A pair of the famous Veryan thatched roundhouses
A pair of the famous Veryan thatched roundhouses

Veryan is a small village in the Roseland district of south Cornwall, close to Truro, with good access to Carne Beach, Pendower Beach, and the beaches at East and West Portholland. Just outside Veryan is Carne Beacon, one of the largest Bronze Age burial mounds in England.

St Symphorian Church

The parish church of St Symphorian is mostly Norman, but it boasts a Celtic cross. It is dedicated to a French martyr, and the first priests were sent from the mother church in France. Some Norman features remain, including a pair of carved faces set into the west porch.

It is possible that the carving was not original to the church but brought here from a ruined chapel at Grampound by a Victorian vicar. The doorway arches and tower are original Norman features, and there is a finely carved early medieval font with grotesque faces at each corner.

Perhaps the most interesting memorial is to John Trevanion, the 13-year-old son of the Governor of Pendennis Castle, who died in 1712. In the churchyard is a memorial to the 19 crewmen of the Hera, who died in a wreck off Nare Head in 1914. The Hera gravestone is thought to be the longest in Britain.

The Round Houses

The most notable buildings in Veryan are not the church, but the 5 thatched round houses (huts, really) built for workers by Jeremiah 'Parson' Trist around 1815. The houses are of whitewashed cob topped with thatch. The 5 cottages are thought to have been built to honour Trist's 5 daughters.

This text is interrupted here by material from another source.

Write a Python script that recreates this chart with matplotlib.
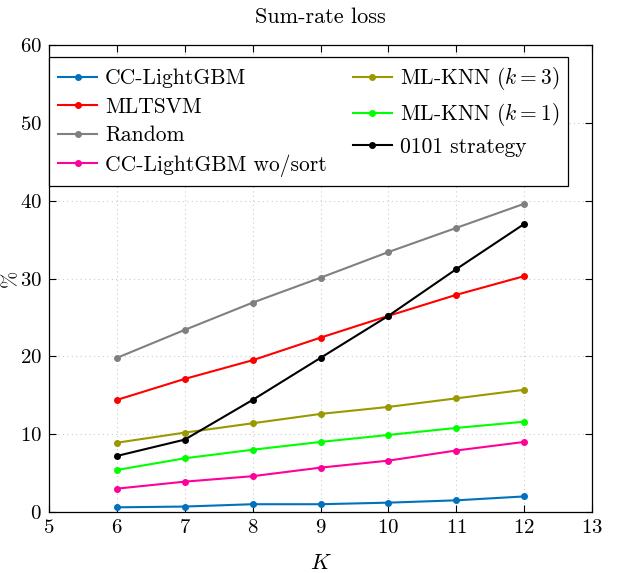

A local tradition says that the houses were built to a round plan so that there were no corners for the Devil to hide in, but there is no evidence that Parson Trist made his design decision based on the story! The most likely explanation is that the round houses were simply less costly.

On the outskirts of Veryan is Melinsey Mill, a restored 16th-century water mill. Records show that there has been a mill on this site since 1210. The present mill building was erected in 1565. The mill is driven by a 16 foot cast iron wheel installed in 1882. Aside from the historic milling equipment the mill now offers arts and crafts for sale, as well as refreshments.

The local pub is The New Inn, which may have been new in the 16th century when it was built, but is now a traditional country inn, with darkened beams and an atmosphere of history.